- **Dataset extract**
• • •

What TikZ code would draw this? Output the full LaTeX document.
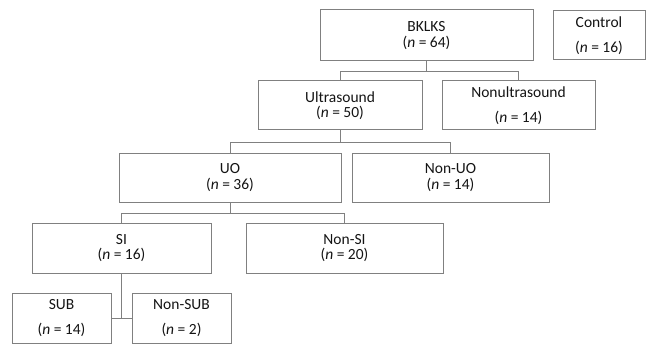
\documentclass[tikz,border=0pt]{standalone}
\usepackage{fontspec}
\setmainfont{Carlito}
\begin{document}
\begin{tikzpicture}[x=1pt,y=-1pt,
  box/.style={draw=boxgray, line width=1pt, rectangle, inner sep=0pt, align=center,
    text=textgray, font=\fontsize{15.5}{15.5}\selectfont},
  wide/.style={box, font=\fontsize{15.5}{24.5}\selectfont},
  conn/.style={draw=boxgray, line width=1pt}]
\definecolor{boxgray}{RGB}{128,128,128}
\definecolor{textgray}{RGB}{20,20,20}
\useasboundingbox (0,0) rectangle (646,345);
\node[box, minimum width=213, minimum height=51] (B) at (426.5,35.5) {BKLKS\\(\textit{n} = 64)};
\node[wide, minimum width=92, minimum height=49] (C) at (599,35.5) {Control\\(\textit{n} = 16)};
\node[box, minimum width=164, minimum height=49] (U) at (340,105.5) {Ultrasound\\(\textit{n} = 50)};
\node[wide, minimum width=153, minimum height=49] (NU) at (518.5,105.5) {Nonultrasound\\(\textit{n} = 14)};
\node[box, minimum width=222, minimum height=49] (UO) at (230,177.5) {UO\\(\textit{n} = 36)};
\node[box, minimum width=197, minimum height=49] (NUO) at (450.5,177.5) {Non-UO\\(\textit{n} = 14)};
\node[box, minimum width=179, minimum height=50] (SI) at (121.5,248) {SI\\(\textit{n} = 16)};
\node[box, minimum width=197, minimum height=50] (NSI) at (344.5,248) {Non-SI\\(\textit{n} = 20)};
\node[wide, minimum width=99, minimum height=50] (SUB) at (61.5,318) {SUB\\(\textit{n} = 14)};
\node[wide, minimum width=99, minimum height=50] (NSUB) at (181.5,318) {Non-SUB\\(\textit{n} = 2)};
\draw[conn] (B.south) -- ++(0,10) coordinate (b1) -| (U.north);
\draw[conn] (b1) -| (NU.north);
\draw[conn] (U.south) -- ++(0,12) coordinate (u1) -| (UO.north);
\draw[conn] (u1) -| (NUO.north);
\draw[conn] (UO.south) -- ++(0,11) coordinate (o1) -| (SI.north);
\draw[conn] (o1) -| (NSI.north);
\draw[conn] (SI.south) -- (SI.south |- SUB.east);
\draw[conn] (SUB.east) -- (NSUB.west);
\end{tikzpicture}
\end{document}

• • •

- **Task description**
Gather up every line from the listing above in which the word "draw" occurs.

- **Solution for this problem**
What TikZ code would draw this? Output the full LaTeX document.
  box/.style={draw=boxgray, line width=1pt, rectangle, inner sep=0pt, align=center,
  conn/.style={draw=boxgray, line width=1pt}]
\draw[conn] (B.south) -- ++(0,10) coordinate (b1) -| (U.north);
\draw[conn] (b1) -| (NU.north);
\draw[conn] (U.south) -- ++(0,12) coordinate (u1) -| (UO.north);
\draw[conn] (u1) -| (NUO.north);
\draw[conn] (UO.south) -- ++(0,11) coordinate (o1) -| (SI.north);
\draw[conn] (o1) -| (NSI.north);
\draw[conn] (SI.south) -- (SI.south |- SUB.east);
\draw[conn] (SUB.east) -- (NSUB.west);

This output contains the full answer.